Stored data:

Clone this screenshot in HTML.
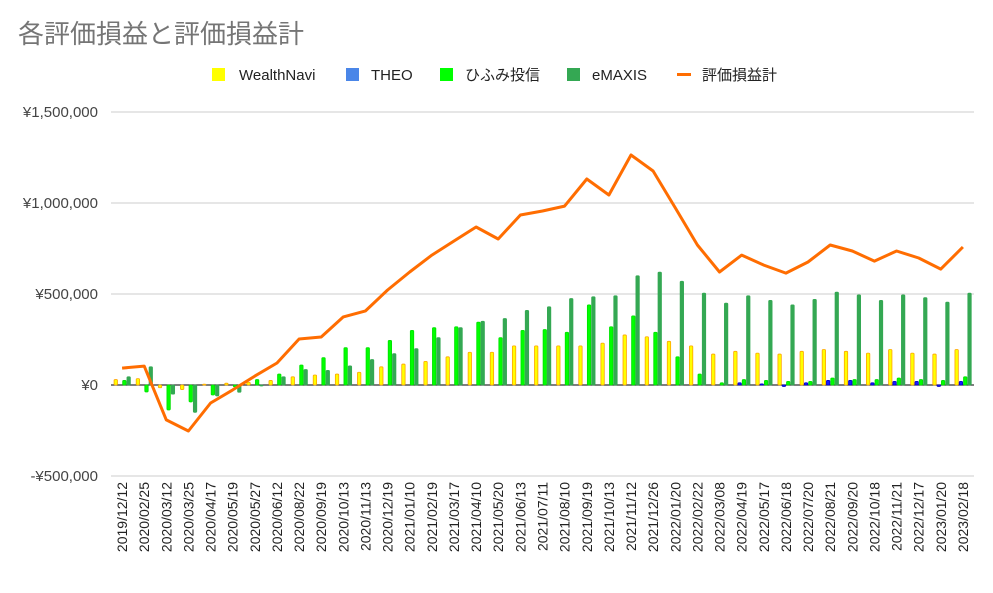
<!DOCTYPE html>
<html><head><meta charset="utf-8"><style>
body{margin:0;background:#fff;}
svg text{font-family:"Liberation Sans","Noto Sans CJK JP",sans-serif;}
</style></head><body>
<svg id="chart" width="993" height="588" xmlns="http://www.w3.org/2000/svg">
<rect width="993" height="588" fill="#fff"/>
<text x="18" y="43" font-size="26" fill="#757575">各評価損益と評価損益計</text>
<g id="legend" font-size="15" fill="#222">
<rect x="212" y="68" width="13" height="13" fill="#ffff00"/><text x="239" y="80">WealthNavi</text>
<rect x="346" y="68" width="13" height="13" fill="#4a86e8"/><text x="371" y="80">THEO</text>
<rect x="440" y="68" width="13" height="13" fill="#00ff00"/><text x="465" y="80">ひふみ投信</text>
<rect x="567" y="68" width="13" height="13" fill="#34a853"/><text x="592" y="80">eMAXIS</text>
<rect x="677" y="73" width="14" height="3" fill="#ff6d01"/><text x="702" y="80">評価損益計</text>
</g>
<g id="grid"></g><g id="bars"></g><g id="line"></g><g id="xlabels"></g>
</svg>
<script>
const categories=["2019/12/12","2020/02/25","2020/03/12","2020/03/25","2020/04/17","2020/05/19","2020/05/27","2020/06/12","2020/08/22","2020/09/19","2020/10/13","2020/11/13","2020/12/19","2021/01/10","2021/02/19","2021/03/17","2021/04/10","2021/05/20","2021/06/13","2021/07/11","2021/08/10","2021/09/19","2021/10/13","2021/11/12","2021/12/26","2022/01/20","2022/02/22","2022/03/08","2022/04/19","2022/05/17","2022/06/18","2022/07/20","2022/08/21","2022/09/20","2022/10/18","2022/11/21","2022/12/17","2023/01/20","2023/02/18"];
const wealthNavi=[30000,35000,-15000,-25000,5000,10000,15000,25000,45000,55000,60000,70000,100000,115000,130000,155000,180000,180000,215000,215000,215000,215000,230000,275000,265000,240000,215000,170000,185000,175000,170000,185000,195000,185000,175000,195000,175000,170000,195000];
const theo=[0,0,0,0,0,0,0,0,0,0,0,0,0,0,0,0,0,0,0,0,0,0,0,0,0,0,0,0,12000,6000,-8000,12000,25000,25000,12000,20000,20000,-8000,20000];
const hifumi=[25000,-38000,-137000,-93000,-55000,-10000,30000,60000,110000,150000,205000,205000,245000,300000,315000,320000,345000,260000,300000,305000,290000,440000,320000,380000,290000,155000,60000,12000,30000,25000,20000,20000,38000,30000,30000,38000,30000,25000,45000];
const emaxis=[45000,100000,-50000,-150000,-60000,-40000,-5000,45000,85000,80000,105000,140000,172000,200000,260000,315000,350000,365000,410000,430000,475000,485000,490000,600000,620000,570000,505000,450000,490000,465000,440000,470000,510000,495000,465000,495000,480000,455000,505000];
const total=[93000,104000,-192000,-253000,-99000,-27000,49000,121000,253000,264000,374000,407000,522000,621000,714000,791000,868000,802000,934000,956000,983000,1132000,1044000,1264000,1176000,973000,769000,621000,714000,659000,615000,676000,769000,736000,681000,736000,698000,637000,758000];
const yTicks=[-500000,0,500000,1000000,1500000];
const yTickLabels=["-¥500,000","¥0","¥500,000","¥1,000,000","¥1,500,000"];

const NS="http://www.w3.org/2000/svg";
const x0=111,x1=974,bw=(x1-x0)/categories.length;
const xc=i=>x0+bw*(i+0.5);
const y=v=>385-v*91/500000;
function mk(tag,attrs,parent){const e=document.createElementNS(NS,tag);for(const k in attrs)e.setAttribute(k,attrs[k]);parent.appendChild(e);return e;}
const grid=document.getElementById('grid');
yTicks.forEach((t,i)=>{
  const l=mk('line',{x1:x0,x2:x1,y1:y(t),y2:y(t),stroke:t===0?'#333':'#ccc','stroke-width':t===0?1.3:1},grid);
  
  
  const tx=mk('text',{x:98,y:y(t)+5,'text-anchor':'end','font-size':15,fill:'#444'},grid);
  tx.textContent=yTickLabels[i];
  
  
});
const bars=document.getElementById('bars');
const series=[[wealthNavi,'#ffff00','#ffa500','bar-wealthnavi'],[theo,'#1a1aff','#0000cc','bar-theo'],[hifumi,'#00ff00','#00e000','bar-hifumi'],[emaxis,'#34a853','#34a853','bar-emaxis']];
series.forEach((s,si)=>{
  s[0].forEach((v,i)=>{
    if(v===0)return;
    const bx=xc(i)-8+si*4.3;
    const top=Math.min(y(v),y(0)),h=Math.abs(y(v)-y(0));
    const r=mk('rect',{x:bx,y:top,width:3.4,height:Math.max(h,1),fill:s[1],stroke:s[2],'stroke-width':0.8,rx:1},bars);
    
    
  });
});
const pts=total.map((v,i)=>xc(i).toFixed(1)+','+y(v).toFixed(1)).join(' ');
const pl=mk('polyline',{points:pts,fill:'none',stroke:'#ff6d01','stroke-width':3,'stroke-linejoin':'round'},document.getElementById('line'));


const xl=document.getElementById('xlabels');
categories.forEach((c,i)=>{
  const t=mk('text',{x:0,y:0,transform:`translate(${xc(i)+5},${482}) rotate(-90)`,'text-anchor':'end','font-size':14,fill:'#222'},xl);
  t.textContent=c;
  
  
});
</script>
</body></html>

Task:
Copy the material above in full and exactly, skipping pictures.

Written answer:
Clone this screenshot in HTML.
<!DOCTYPE html>
<html><head><meta charset="utf-8"><style>
body{margin:0;background:#fff;}
svg text{font-family:"Liberation Sans","Noto Sans CJK JP",sans-serif;}
</style></head><body>
<svg id="chart" width="993" height="588" xmlns="http://www.w3.org/2000/svg">
<rect width="993" height="588" fill="#fff"/>
<text x="18" y="43" font-size="26" fill="#757575">各評価損益と評価損益計</text>
<g id="legend" font-size="15" fill="#222">
<rect x="212" y="68" width="13" height="13" fill="#ffff00"/><text x="239" y="80">WealthNavi</text>
<rect x="346" y="68" width="13" height="13" fill="#4a86e8"/><text x="371" y="80">THEO</text>
<rect x="440" y="68" width="13" height="13" fill="#00ff00"/><text x="465" y="80">ひふみ投信</text>
<rect x="567" y="68" width="13" height="13" fill="#34a853"/><text x="592" y="80">eMAXIS</text>
<rect x="677" y="73" width="14" height="3" fill="#ff6d01"/><text x="702" y="80">評価損益計</text>
</g>
<g id="grid"></g><g id="bars"></g><g id="line"></g><g id="xlabels"></g>
</svg>
<script>
const categories=["2019/12/12","2020/02/25","2020/03/12","2020/03/25","2020/04/17","2020/05/19","2020/05/27","2020/06/12","2020/08/22","2020/09/19","2020/10/13","2020/11/13","2020/12/19","2021/01/10","2021/02/19","2021/03/17","2021/04/10","2021/05/20","2021/06/13","2021/07/11","2021/08/10","2021/09/19","2021/10/13","2021/11/12","2021/12/26","2022/01/20","2022/02/22","2022/03/08","2022/04/19","2022/05/17","2022/06/18","2022/07/20","2022/08/21","2022/09/20","2022/10/18","2022/11/21","2022/12/17","2023/01/20","2023/02/18"];
const wealthNavi=[30000,35000,-15000,-25000,5000,10000,15000,25000,45000,55000,60000,70000,100000,115000,130000,155000,180000,180000,215000,215000,215000,215000,230000,275000,265000,240000,215000,170000,185000,175000,170000,185000,195000,185000,175000,195000,175000,170000,195000];
const theo=[0,0,0,0,0,0,0,0,0,0,0,0,0,0,0,0,0,0,0,0,0,0,0,0,0,0,0,0,12000,6000,-8000,12000,25000,25000,12000,20000,20000,-8000,20000];
const hifumi=[25000,-38000,-137000,-93000,-55000,-10000,30000,60000,110000,150000,205000,205000,245000,300000,315000,320000,345000,260000,300000,305000,290000,440000,320000,380000,290000,155000,60000,12000,30000,25000,20000,20000,38000,30000,30000,38000,30000,25000,45000];
const emaxis=[45000,100000,-50000,-150000,-60000,-40000,-5000,45000,85000,80000,105000,140000,172000,200000,260000,315000,350000,365000,410000,430000,475000,485000,490000,600000,620000,570000,505000,450000,490000,465000,440000,470000,510000,495000,465000,495000,480000,455000,505000];
const total=[93000,104000,-192000,-253000,-99000,-27000,49000,121000,253000,264000,374000,407000,522000,621000,714000,791000,868000,802000,934000,956000,983000,1132000,1044000,1264000,1176000,973000,769000,621000,714000,659000,615000,676000,769000,736000,681000,736000,698000,637000,758000];
const yTicks=[-500000,0,500000,1000000,1500000];
const yTickLabels=["-¥500,000","¥0","¥500,000","¥1,000,000","¥1,500,000"];

const NS="http://www.w3.org/2000/svg";
const x0=111,x1=974,bw=(x1-x0)/categories.length;
const xc=i=>x0+bw*(i+0.5);
const y=v=>385-v*91/500000;
function mk(tag,attrs,parent){const e=document.createElementNS(NS,tag);for(const k in attrs)e.setAttribute(k,attrs[k]);parent.appendChild(e);return e;}
const grid=document.getElementById('grid');
yTicks.forEach((t,i)=>{
  const l=mk('line',{x1:x0,x2:x1,y1:y(t),y2:y(t),stroke:t===0?'#333':'#ccc','stroke-width':t===0?1.3:1},grid);
  
  
  const tx=mk('text',{x:98,y:y(t)+5,'text-anchor':'end','font-size':15,fill:'#444'},grid);
  tx.textContent=yTickLabels[i];
  
  
});
const bars=document.getElementById('bars');
const series=[[wealthNavi,'#ffff00','#ffa500','bar-wealthnavi'],[theo,'#1a1aff','#0000cc','bar-theo'],[hifumi,'#00ff00','#00e000','bar-hifumi'],[emaxis,'#34a853','#34a853','bar-emaxis']];
series.forEach((s,si)=>{
  s[0].forEach((v,i)=>{
    if(v===0)return;
    const bx=xc(i)-8+si*4.3;
    const top=Math.min(y(v),y(0)),h=Math.abs(y(v)-y(0));
    const r=mk('rect',{x:bx,y:top,width:3.4,height:Math.max(h,1),fill:s[1],stroke:s[2],'stroke-width':0.8,rx:1},bars);
    
    
  });
});
const pts=total.map((v,i)=>xc(i).toFixed(1)+','+y(v).toFixed(1)).join(' ');
const pl=mk('polyline',{points:pts,fill:'none',stroke:'#ff6d01','stroke-width':3,'stroke-linejoin':'round'},document.getElementById('line'));


const xl=document.getElementById('xlabels');
categories.forEach((c,i)=>{
  const t=mk('text',{x:0,y:0,transform:`translate(${xc(i)+5},${482}) rotate(-90)`,'text-anchor':'end','font-size':14,fill:'#222'},xl);
  t.textContent=c;
  
  
});
</script>
</body></html>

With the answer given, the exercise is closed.